At Home in the Modern World

Mid-Century Modern from Sam Kaufman

chaise en bois jean prouve chair

Mid-century modern specialist Sam Kaufman presents some of his favorite artworks and furnishings that are currently for sale inside his intimate gallery space in Los Angeles. Here he explains the history of each piece, and outlines just what it is that makes each one so special.

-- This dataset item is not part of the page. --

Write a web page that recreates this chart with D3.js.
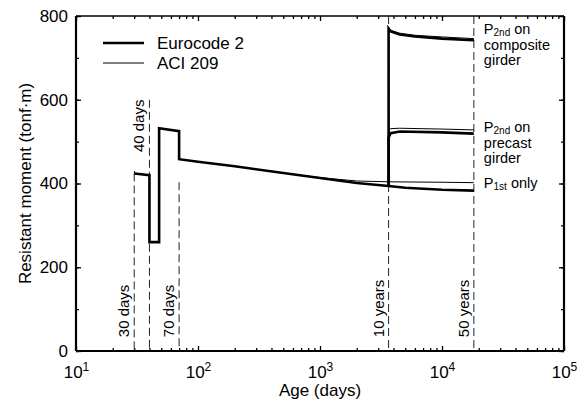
<!DOCTYPE html>
<html>
<head>
<meta charset="utf-8">
<script src="https://cdn.jsdelivr.net/npm/d3@7"></script>
<style>
  body { margin: 0; background: #fff; }
  svg { font-family: "Liberation Sans", Arial, sans-serif; }
</style>
</head>
<body>
<svg id="chart" width="587" height="408"></svg>
<script>
// ---- data (age in days, resistant moment in tonf·m) ----
var euroEarly = [[30,424],[40,420],[40,260],[48,260],[48,532],[70,525],[70,458],[100,452],[200,441],[500,425],[1000,413],[2000,401],[3650,394]];
var aciEarly  = [[30,430],[30.4,424],[40,420],[40,260],[48,260],[48,532],[70,525],[70,458],[100,452],[200,441],[500,425],[1000,414],[2000,406],[3650,404]];

var euroP1st = [[3650,394],[5000,390],[10000,385],[18250,383]];
var aciP1st  = [[3650,404],[10000,403],[18250,402]];

var euroPrecast = [[3650,394],[3650,510],[3800,520],[4500,524],[10000,522],[18250,519]];
var aciPrecast  = [[3650,404],[3650,527],[3800,531],[4500,532],[10000,530],[18250,528]];

var euroComposite = [[3650,394],[3650,770],[3800,763],[4500,756],[6000,751],[10000,746],[18250,742]];
var aciComposite  = [[3650,404],[3650,772],[3800,766],[4500,759],[6000,754],[10000,750],[18250,746]];

// stage markers
var markerDays   = [30, 40, 70, 3650, 18250];
var markerTops   = [424, 600, 403, 800, 800];
var markerLabels = ['30 days', '40 days', '70 days', '10 years', '50 years'];
var markerLabelAt = [33, 475, 33, 33, 33];

var yTicks = [0, 200, 400, 600, 800];
var xTicks = [10, 100, 1000, 10000, 100000];

var svg = d3.select('#chart');
var margin = {top: 16, right: 23, bottom: 57, left: 76};
var W = 587, H = 408;
var w = W - margin.left - margin.right;
var h = H - margin.top - margin.bottom;

var g = svg.append('g').attr('transform', 'translate(' + margin.left + ',' + margin.top + ')');

var x = d3.scaleLog().domain([10, 100000]).range([0, w]);
var y = d3.scaleLinear().domain([0, 800]).range([h, 0]);

// minor ticks
var xMinor = [];
for (var e = 1; e < 5; e++) {
	for (var k = 2; k < 10; k++) xMinor.push(k * Math.pow(10, e));
}
var yMinor = d3.range(0, 801, 100);

function noLabels(sel) { sel.selectAll('text').remove(); sel.select('.domain').remove(); }

g.append('g').attr('transform', 'translate(0,' + h + ')')
	.call(d3.axisBottom(x).tickValues(xMinor).tickSize(-3).tickFormat(''))
	.call(noLabels);
g.append('g')
	.call(d3.axisTop(x).tickValues(xMinor).tickSize(-3).tickFormat(''))
	.call(noLabels);
g.append('g')
	.call(d3.axisLeft(y).tickValues(yMinor).tickSize(-3).tickFormat(''))
	.call(noLabels);
g.append('g').attr('transform', 'translate(' + w + ',0)')
	.call(d3.axisRight(y).tickValues(yMinor).tickSize(-3).tickFormat(''))
	.call(noLabels);

// major ticks
var xb = g.append('g').attr('transform', 'translate(0,' + h + ')')
	.call(d3.axisBottom(x).tickValues(xTicks).tickSize(-5).tickPadding(9).tickFormat(''));
xb.select('.domain').remove();
xb.selectAll('.tick text').each(function(d) {
	var t = d3.select(this).attr('font-size', 17).attr('fill', '#000').attr('dy', '1.05em');
	t.append('tspan').text('10');
	t.append('tspan').attr('font-size', 12).attr('dy', '-0.55em').text(Math.round(Math.log10(d)));
});
g.append('g').call(d3.axisTop(x).tickValues(xTicks).tickSize(-5).tickFormat('')).call(noLabels);

var yl = g.append('g')
	.call(d3.axisLeft(y).tickValues(yTicks).tickSize(-5).tickPadding(8));
yl.select('.domain').remove();
yl.selectAll('.tick text').attr('font-size', 17).attr('fill', '#000').attr('font-family', null);
g.append('g').attr('transform', 'translate(' + w + ',0)')
	.call(d3.axisRight(y).tickValues(yTicks).tickSize(-5).tickFormat('')).call(noLabels);

g.selectAll('.tick line').attr('stroke', '#000').attr('stroke-width', 1.3);

// frame
g.append('line').attr('x1', 0).attr('x2', w).attr('y1', 0).attr('y2', 0).attr('stroke', '#000').attr('stroke-width', 1.5);
g.append('line').attr('x1', 0).attr('x2', w).attr('y1', h).attr('y2', h).attr('stroke', '#000').attr('stroke-width', 2.2);
g.append('line').attr('x1', 0).attr('x2', 0).attr('y1', 0).attr('y2', h).attr('stroke', '#000').attr('stroke-width', 2.2);
g.append('line').attr('x1', w).attr('x2', w).attr('y1', 0).attr('y2', h).attr('stroke', '#000').attr('stroke-width', 2.2);

// stage markers
markerDays.forEach(function(d, i) {
	g.append('line')
		.attr('x1', x(d)).attr('x2', x(d))
		.attr('y1', y(markerTops[i])).attr('y2', h)
		.attr('stroke', '#222').attr('stroke-width', 1)
		.attr('stroke-dasharray', '8,4');
	var tx = x(d) - 5, ty = y(markerLabelAt[i]);
	g.append('text')
		.attr('transform', 'translate(' + tx + ',' + ty + ') rotate(-90)')
		.attr('font-size', 15)
		.text(markerLabels[i]);
});

// curves
var line = d3.line().x(function(d) { return x(d[0]); }).y(function(d) { return y(d[1]); });

function drawCurve(data, width) {
	g.append('path').datum(data)
		.attr('d', line)
		.attr('fill', 'none')
		.attr('stroke', '#000')
		.attr('stroke-width', width)
		.attr('stroke-linejoin', 'miter');
}

[euroEarly, euroP1st, euroPrecast, euroComposite].forEach(function(s) { drawCurve(s, 2.6); });
[aciEarly, aciP1st, aciPrecast, aciComposite].forEach(function(s) { drawCurve(s, 1); });

// right-hand labels, one text per line
var labelX = x(18250) + 10;
function label(lines, yTop) {
	lines.forEach(function(l, i) {
		var t = g.append('text').attr('font-size', 14.5).attr('x', labelX)
			.attr('y', yTop + i * 15 + (i > 0 ? 1 : 0));
		if (typeof l === 'string') t.text(l);
		else {
			t.append('tspan').text(l[0]);
			t.append('tspan').attr('font-size', 10).attr('dy', 2).text(l[1]);
			t.append('tspan').attr('dy', -2).text(l[2]);
		}
	});
}
label([['P', '2nd', ' on'], 'composite', 'girder'], 18);
label([['P', '2nd', ' on'], 'precast', 'girder'], 116);
label([['P', '1st', ' only']], 172);

// legend
var legend = [['Eurocode 2', 2.6], ['ACI 209', 1]];
legend.forEach(function(l, i) {
	var ly = 27 + i * 20;
	g.append('line').attr('x1', 27).attr('x2', 68).attr('y1', ly).attr('y2', ly)
		.attr('stroke', '#000').attr('stroke-width', l[1]);
	g.append('text').attr('x', 81).attr('y', ly + 6).attr('font-size', 17).text(l[0]);
});

// axis titles
svg.append('text')
	.attr('transform', 'translate(31,' + (margin.top + h / 2) + ') rotate(-90)')
	.attr('text-anchor', 'middle').attr('font-size', 17)
	.text('Resistant moment (tonf\u00b7m)');
svg.append('text')
	.attr('x', margin.left + w / 2).attr('y', 396)
	.attr('text-anchor', 'middle').attr('font-size', 17)
	.text('Age (days)');
</script>
</body>
</html>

Prouvé's "Chaise en Bois" was an all-wood version of his famous steel "Standard Chair". Because the exigencies of world war made supplies of steel unobtainable in 1942, Prouvé redesigned the chair to use as little metal as possible (the eight screws are the only parts fashioned from strategically precious material). The switch from steel to wood gave Prouvé an opportunity to experiment with traditional furniture-making methods that were paradoxically new to him, the machine-age avant-garde. Lovely through-tenons conspicuously join the wooden elements in four places. Though consistent with the modernist ethic of structural honesty, such labor-intensive joinery links Prouvé to the craftsmen of an older era, that of his father Victor Prouvé. While made of wood (in this case beech), this war-time iteration of the "Chaise Standard" retains Prouvé's signature rear leg that emphatically expresses the structural loads of the chair. Thus the distinctive profile, no less confidently architectural than the pilotis of a Le Corbusier building. $3,800.